Which is how I found myself sitting across from the great sportswriter and author Frank Deford, in a room above the stage at the Jim Thorpe Opera House. HBO's Real Sports with Bryant Gumbel, thanks to a pitch from the Knopf publicist Lena Khidritskaya, had decided to do a 12-minute segment on the lawsuit filed by Jim's son, Jack Thorpe, against the town of Jim Thorpe. As Thorpe's most recent biographer, I was chosen as the "expert."
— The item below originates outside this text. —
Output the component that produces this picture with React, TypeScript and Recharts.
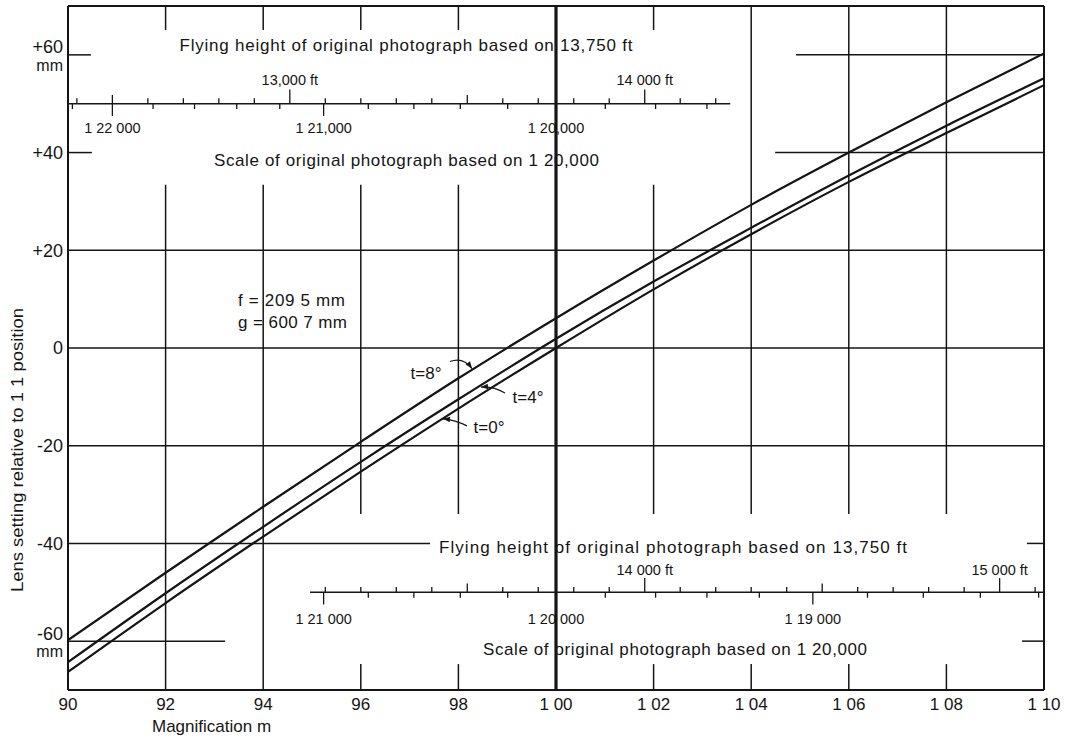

It's always a bit daunting to come out of the dark cave of writing a book -- and the grueling editing and proof stage before the book goes to press -- into the bright light of media scrutiny. Deford's questions were, not surprisingly, both acute and broad. Is Jim Thorpe remembered today? he asked. I remember the 1950 Associated Press sportswriter and radio announcer poll (no TV yet) that voted him the greatest athlete of the half century, way ahead of Babe Ruth, he said. Today, everybody lauds only the most recent star, he lamented. What surprises did you discover? he asked (the passion with which he was and is remembered as the outsider robbed of his due, I answered, his unexamined "iron man" sports career in the 1920s after he exited the "greatest athlete in the world" limelight, and his equally unexamined career in Hollywood in the 1930s).

What did I think Jim Thorpe would say about the current burial controversy and a town he never saw named for him? was Deford's last question. I answered that he might say: Remember what I did when I was alive. I earned the name.

It was a terrific way to start the book tour, with the best in the business. Catch the show on September 21 on HBO.